Militants attacked two Iraqi prisons including the notorious Abu Ghraib in a bid to free inmates, sparking all-night clashes in which at least 41 people died, officials said on Monday.
The coordinated attacks on Taji prison, north of Baghdad, and the Abu Ghraib facility, west of the Iraqi capital, were launched on Sunday night and raged for around 10 hours, officials said.
A police colonel said seven inmates escaped from Abu Ghraib during the clashes but were later arrested, while jihadists claimed on the internet that thousands of prisoners were freed.
Officials said at least 20 members of the security forces were killed and 40 wounded in the attacks.
Justice ministry spokesman said that 21 inmates were killed and 25 wounded during rioting at the prisons, without specifying whether they were bystanders or taking part in the fighting.
It was not immediately clear how many of the militants who attacked the prison were killed, wounded or captured.
The attacks were launched at around 9:30pm (6:30pm GMT) on Sunday when the gunmen fired mortar rounds at the prisons.
Four car bombs were detonated near the entrances to the jails, while three suicide bombers attacked Taji prison, said the police colonel.
Five roadside bombs also exploded near the prison in Taji.
Fighting continued throughout the night as the military deployed aircraft and sent in reinforcements around the two facilities.
The situation was eventually brought under control on Monday morning, according to the colonel.
"The security forces in the Baghdad Operations Command, with the assistance of military aircraft, managed to foil an armed attack launched by unknown gunmen against the... two prisons of Taji and Abu Ghraib," the interior ministry said in a statement late on Sunday night.
"The security forces forced the attackers to flee, and these forces are still pursuing the terrorist forces and exerting full control over the two regions," it said.
But comments posted on social networking websites, including some Twitter accounts apparently operated by jihadists, said thousands of prisoners had escaped.
The attacks on the prisons came a year after al Qaeda's Iraqi front group announced it would target the Iraqi justice system.

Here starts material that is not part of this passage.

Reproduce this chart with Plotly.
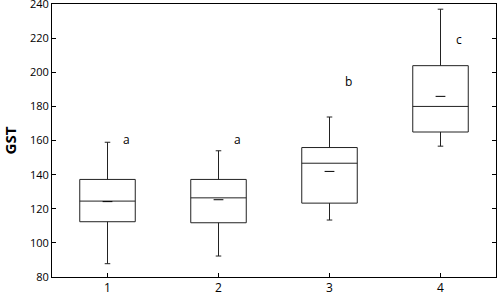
import plotly.graph_objects as go

categories = [1, 2, 3, 4]
lower = [87.8, 92.3, 113.4, 156.7]
q1 = [112.4, 111.8, 123.3, 165.0]
median = [124.5, 126.4, 146.7, 180.0]
q3 = [137.2, 137.2, 155.9, 203.9]
upper = [159.0, 154.0, 173.8, 237.0]
means = [124.2, 125.3, 141.9, 185.9]
letters = ["a", "a", "b", "c"]
letter_y = [160.8, 160.8, 194.7, 219.0]

fig = go.Figure()
fig.add_trace(go.Box(
    x=categories, q1=q1, median=median, q3=q3,
    lowerfence=lower, upperfence=upper,
    width=0.5, whiskerwidth=0.1,
    fillcolor="white", line=dict(color="#222222", width=1),
    boxpoints=False, showlegend=False, hoverinfo="skip"))
fig.add_trace(go.Scatter(
    x=categories, y=means, mode="markers",
    marker=dict(symbol="line-ew", size=7, line=dict(color="black", width=1)),
    showlegend=False, hoverinfo="skip"))
for c, t, yy in zip(categories, letters, letter_y):
    fig.add_annotation(x=c + 0.17, y=yy, text=t, showarrow=False,
                       font=dict(size=12, color="black", family="Open Sans"))

fig.update_layout(
    width=498, height=295,
    margin=dict(l=52, r=2, t=4, b=18),
    plot_bgcolor="white", paper_bgcolor="white",
    font=dict(family="Open Sans", color="black", size=11),
    xaxis=dict(range=[0.5, 4.5], tickvals=categories, ticktext=[str(c) for c in categories],
               showline=True, linecolor="black", linewidth=1, mirror=True, automargin=False,
               ticks="inside", ticklen=4, tickcolor="black", showgrid=False, zeroline=False,
               tickfont=dict(size=12)),
    yaxis=dict(range=[80, 240.05], tickvals=list(range(80, 241, 20)),
               ticklabeloverflow="allow",
               showline=True, linecolor="black", linewidth=1, mirror="ticks", automargin=False,
               ticks="inside", ticklen=4, tickcolor="black", showgrid=False, zeroline=False,
               tickfont=dict(size=11),
               title=dict(text="<b>GST</b>", font=dict(size=15), standoff=14)),
)
fig.write_html("out.html", config={"displayModeBar": False},
               post_script="document.body.style.margin='0';document.body.style.overflow='hidden';")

"The first priority in this is releasing Muslim prisoners everywhere, and chasing and eliminating judges and investigators and their guards," said an audio message attributed to the group's leader, Abu Bakr al-Baghdadi, in July last year.

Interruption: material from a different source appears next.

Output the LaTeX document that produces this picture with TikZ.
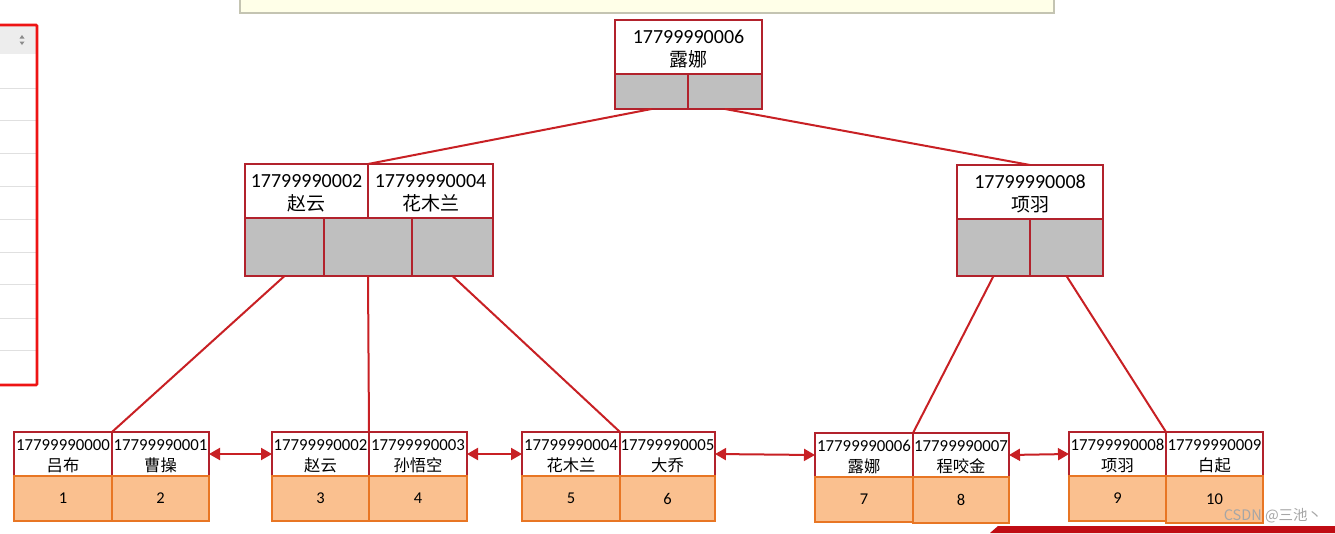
\documentclass[tikz,border=0pt]{standalone}
\usepackage{fontspec}
\setmainfont{Carlito}
\newfontfamily\cjk{Noto Sans CJK SC}
\usetikzlibrary{arrows.meta}
\definecolor{nodered}{RGB}{178,34,44}
\definecolor{linered}{RGB}{200,32,36}
\definecolor{ptrgray}{RGB}{191,191,191}
\definecolor{leaffill}{RGB}{250,192,143}
\definecolor{leafedge}{RGB}{232,118,36}
\definecolor{notefill}{RGB}{255,255,232}
\definecolor{noteedge}{RGB}{196,196,178}
\definecolor{tablered}{RGB}{238,20,20}
\definecolor{barred}{RGB}{192,12,20}
\tikzset{
  cellbase/.style={inner sep=0pt, outer sep=0pt, anchor=north west, align=center, line width=1.8pt},
  bigkey/.style={cellbase, draw=nodered, fill=white, font=\fontsize{20}{23}\selectfont},
  ptrcell/.style={cellbase, draw=nodered, fill=ptrgray},
  leafkey/.style={cellbase, draw=nodered, fill=white, font=\fontsize{16.8}{21.5}\selectfont},
  leafdata/.style={cellbase, draw=leafedge, fill=leaffill, font=\fontsize{16.5}{18}\selectfont},
  treeline/.style={draw=linered, line width=2pt},
  sibling/.style={draw=linered, line width=2pt, {Triangle[length=11pt,width=12pt]}-{Triangle[length=11pt,width=12pt]}},
}
\newcommand\bigcjk[1]{{\cjk\fontsize{19}{23}\selectfont #1}}
\newcommand\smallcjk[1]{{\cjk\fontsize{16.3}{21.5}\selectfont #1}}
\begin{document}
\begin{tikzpicture}[x=1pt,y=-1pt]
\useasboundingbox (0,0) rectangle (1335,533);
\fill[white] (0,0) rectangle (1335,533);

% ---- left table fragment ----
\fill[black!7] (-5,25) rectangle (36,54);
\foreach \yy in {88,120,153,186,219,252,284,318,350}
  \draw[black!12, line width=0.8pt] (-5,\yy) -- (36,\yy);
\fill[black!45] (19.5,38.5) -- (24.5,38.5) -- (22,35) -- cycle;
\fill[black!45] (19.5,41.5) -- (24.5,41.5) -- (22,45) -- cycle;
\draw[tablered, line width=2.6pt, rounded corners=1pt] (-5,25) rectangle (37,385);

% ---- yellow note fragment ----
\draw[noteedge, fill=notefill, line width=1.3pt] (240,-5) rectangle (1054,13);

% ---- root ----
\node[bigkey, minimum width=147, minimum height=54] (R) at (615,20) {\rule{0pt}{18pt}17799990006\\\bigcjk{露娜}};
\node[ptrcell, minimum width=73, minimum height=35] (Rp1) at (615,74) {};
\node[ptrcell, minimum width=74, minimum height=35] (Rp2) at (688,74) {};

% ---- left internal ----
\node[bigkey, minimum width=123, minimum height=54] (Ak1) at (245,164) {\rule{0pt}{18pt}17799990002\\\bigcjk{赵云}};
\node[bigkey, minimum width=125, minimum height=54] (Ak2) at (368,164) {\rule{0pt}{18pt}17799990004\\\bigcjk{花木兰}};
\node[ptrcell, minimum width=79, minimum height=58] (Ap1) at (245,218) {};
\node[ptrcell, minimum width=88, minimum height=58] (Ap2) at (324,218) {};
\node[ptrcell, minimum width=81, minimum height=58] (Ap3) at (412,218) {};

% ---- right internal ----
\node[bigkey, minimum width=146, minimum height=54] (Bk1) at (957,165) {\rule{0pt}{18pt}17799990008\\\bigcjk{项羽}};
\node[ptrcell, minimum width=73, minimum height=57] (Bp1) at (957,219) {};
\node[ptrcell, minimum width=73, minimum height=57] (Bp2) at (1030,219) {};

% ---- leaves ----
% leaf 1
\node[leafkey, minimum width=98, minimum height=44] (L1k1) at (14,432) {\rule{0pt}{15pt}17799990000\\\smallcjk{吕布}};
\node[leafkey, minimum width=97, minimum height=44] (L1k2) at (112,432) {\rule{0pt}{15pt}17799990001\\\smallcjk{曹操}};
\node[leafdata, minimum width=98, minimum height=45] (L1d1) at (14,476) {1};
\node[leafdata, minimum width=97, minimum height=45] (L1d2) at (112,476) {2};
% leaf 2
\node[leafkey, minimum width=97, minimum height=44] (L2k1) at (272,432) {\rule{0pt}{15pt}17799990002\\\smallcjk{赵云}};
\node[leafkey, minimum width=98, minimum height=44] (L2k2) at (369,432) {\rule{0pt}{15pt}17799990003\\\smallcjk{孙悟空}};
\node[leafdata, minimum width=97, minimum height=45] (L2d1) at (272,476) {3};
\node[leafdata, minimum width=98, minimum height=45] (L2d2) at (369,476) {4};
% leaf 3
\node[leafkey, minimum width=98, minimum height=44] (L3k1) at (522,432) {\rule{0pt}{15pt}17799990004\\\smallcjk{花木兰}};
\node[leafkey, minimum width=95, minimum height=44] (L3k2) at (620,432) {\rule{0pt}{15pt}17799990005\\\smallcjk{大乔}};
\node[leafdata, minimum width=98, minimum height=45] (L3d1) at (522,476) {5};
\node[leafdata, minimum width=95, minimum height=45] (L3d2) at (620,476) {6};
% leaf 4
\node[leafkey, minimum width=98, minimum height=44] (L4k1) at (815,433) {\rule{0pt}{15pt}17799990006\\\smallcjk{露娜}};
\node[leafkey, minimum width=96, minimum height=44] (L4k2) at (913,433) {\rule{0pt}{15pt}17799990007\\\smallcjk{程咬金}};
\node[leafdata, minimum width=98, minimum height=45] (L4d1) at (815,477) {7};
\node[leafdata, minimum width=96, minimum height=46] (L4d2) at (913,477) {8};
% leaf 5
\node[leafkey, minimum width=97, minimum height=44] (L5k1) at (1069,432) {\rule{0pt}{15pt}17799990008\\\smallcjk{项羽}};
\node[leafkey, minimum width=97, minimum height=44] (L5k2) at (1166,432) {\rule{0pt}{15pt}17799990009\\\smallcjk{白起}};
\node[leafdata, minimum width=97, minimum height=45] (L5d1) at (1069,476) {9};
\node[leafdata, minimum width=97, minimum height=47] (L5d2) at (1166,476) {10};

% ---- tree connectors ----
\draw[treeline] (Rp1.south) -- (Ak1.north east);
\draw[treeline] (Rp2.south) -- (Bk1.north);
\draw[treeline] (Ap1.south) -- (L1k1.north east);
\draw[treeline] (Ap2.south) -- (L2k1.north east);
\draw[treeline] (Ap3.south) -- (L3k1.north east);
\draw[treeline] (Bp1.south) -- (L4k1.north east);
\draw[treeline] (Bp2.south) -- (L5k1.north east);

% ---- sibling links ----
\draw[sibling] (L1k2.east) -- (L2k1.west);
\draw[sibling] (L2k2.east) -- (L3k1.west);
\draw[sibling] (L3k2.east) -- (L4k1.west);
\draw[sibling] (L4k2.east) -- (L5k1.west);

% ---- bottom bar and watermark ----
\fill[barred] (990,533) -- (998,526) -- (1335,526) -- (1335,533) -- cycle;
\node[text=black!35, font=\cjk\fontsize{14.5}{16}\selectfont, inner sep=0pt] (wm) at (1273,516) {CSDN @三池丶};
\end{tikzpicture}
\end{document}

Prisons in Iraq are periodically hit by escape attempts, uprisings and other unrest.
Abu Ghraib became notorious after photographs showing Iraqi detainees being humiliated and abused by their US guards were published in 2004.
It also served as a torture centre under executed dictator Saddam Hussein's ousted regime.

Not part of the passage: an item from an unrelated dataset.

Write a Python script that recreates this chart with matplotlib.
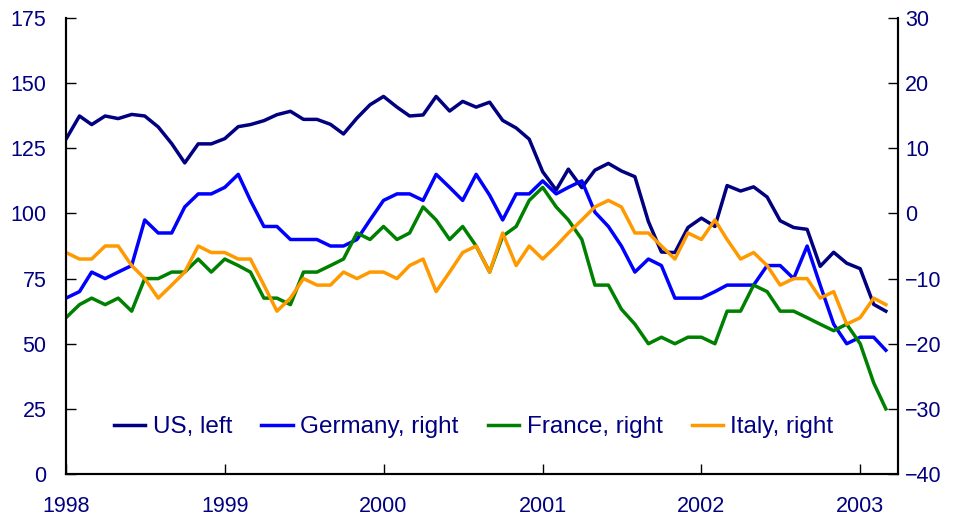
import numpy as np
import pandas as pd
import matplotlib
matplotlib.use('Agg')
import matplotlib.pyplot as plt
import matplotlib.dates as mdates

plt.rcParams['font.family'] = ['Liberation Sans', 'DejaVu Sans']

# monthly data, Jan 1998 - Mar 2003
months = pd.date_range('1998-01-01', periods=63, freq='MS')

us_left = [128.5, 137.4, 134.1, 137.4, 136.4, 138.0, 137.4, 133.2, 126.8, 119.4,
           126.7, 126.7, 128.7, 133.3, 134.1, 135.6, 137.9, 139.2, 136.1, 136.1,
           134.2, 130.5, 136.6, 141.7, 144.9, 140.8, 137.4, 137.8, 144.9, 139.3,
           143.0, 140.8, 142.7, 135.7, 132.8, 128.5, 116.0, 109.0, 117.0, 109.9,
           116.6, 119.2, 116.3, 114.1, 96.9, 85.2, 85.0, 94.6, 98.2, 95.0,
           110.7, 108.6, 110.2, 106.3, 97.2, 94.6, 93.9, 79.7, 85.1, 80.9,
           78.8, 65.1, 62.5]

germany_right = [-13, -12, -9, -10, -9, -8, -1, -3, -3, 1,
                 3, 3, 4, 6, 2, -2, -2, -4, -4, -4,
                 -5, -5, -4, -1, 2, 3, 3, 2, 6, 4,
                 2, 6, 2.8, -1, 3, 3, 5, 3, 4, 5,
                 0.2, -2, -5, -9, -7, -8, -13, -13, -13, -12,
                 -11, -11, -11, -8, -8, -10, -5, -11, -17, -20,
                 -19, -19, -21]

france_right = [-16, -14, -13, -14, -13, -15, -10, -10, -9, -9,
                -7, -9, -7, -8, -9, -13, -13, -14, -9, -9,
                -8, -7, -3, -4, -2, -4, -3, 1, -1, -4,
                -2, -5, -9, -3.5, -2, 2, 4, 1, -1, -4,
                -11, -11, -14.7, -17, -20, -19, -20, -19, -19, -20,
                -15, -15, -11, -12, -15, -15, -16, -17, -18, -17,
                -20, -26, -30]

italy_right = [-6, -7, -7, -5, -5, -8, -10, -13, -11, -9,
               -5, -6, -6, -7, -7, -11, -15, -13, -10, -11,
               -11, -9, -10, -9, -9, -10, -8, -7, -12, -9,
               -6, -5, -9, -3, -8, -5, -7, -5, -3, -1,
               1, 2, 1, -3, -3, -5, -7, -3, -4, -1,
               -4, -7, -6, -8, -11, -10, -10, -13, -12, -17,
               -16, -13, -14]

navy = '#000080'

fig = plt.figure(figsize=(9.58, 5.25), dpi=100)
ax = fig.add_axes([0.0689, 0.0971, 0.8685, 0.8686])
ax2 = ax.twinx()

l1, = ax.plot(months, us_left, color=navy, lw=2.5, label='US, left')
l2, = ax2.plot(months, germany_right, color='#0000FF', lw=2.5, label='Germany, right')
l3, = ax2.plot(months, france_right, color='#008000', lw=2.5, label='France, right')
l4, = ax2.plot(months, italy_right, color='#FF9900', lw=2.5, label='Italy, right')

ax.set_ylim(0, 175)
ax.set_yticks(np.arange(0, 176, 25))
ax2.set_ylim(-40, 30)
ax2.set_yticks(np.arange(-40, 31, 10))
ax.set_xlim(pd.Timestamp('1998-01-01'), pd.Timestamp('2003-03-29'))
ax.xaxis.set_major_locator(mdates.YearLocator())
ax.xaxis.set_major_formatter(mdates.DateFormatter('%Y'))

for a in (ax, ax2):
    a.spines['top'].set_visible(False)
    for s in ('left', 'right', 'bottom'):
        a.spines[s].set_linewidth(1.5)
        a.spines[s].set_color('black')

ax.tick_params(axis='y', direction='in', length=7, width=1, pad=14, labelsize=15.5, labelcolor=navy)
ax.tick_params(axis='x', direction='in', length=7, width=1, pad=16, labelsize=15.5, labelcolor=navy)
ax2.tick_params(axis='y', direction='in', length=7, width=1, pad=5, labelsize=15.5, labelcolor=navy)

leg = ax.legend(handles=[l1, l2, l3, l4], loc='center', bbox_to_anchor=(0.49, 0.103),
                ncol=4, frameon=False, fontsize=17.5, handlelength=1.3,
                columnspacing=1.2, handletextpad=0.3)
for t in leg.get_texts():
    t.set_color(navy)

plt.savefig('out.png', dpi=100)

Deadly violence also hit security forces in northern Iraq on Monday.
A suicide car bomber attacked an army patrol in the city of Mosul, killing 12 people and wounding 16, while a roadside bomb wounded a soldier and a civilian near the city.
Iraq has faced years of attacks by militants, but analysts say widespread discontent among members of its Sunni minority, which the government has failed to address, has fuelled the surge in unrest.
With the latest attacks, more than 590 people have been killed in violence so far this month and over 2,800 since the beginning of the year, according to AFP figures based on security and medical sources.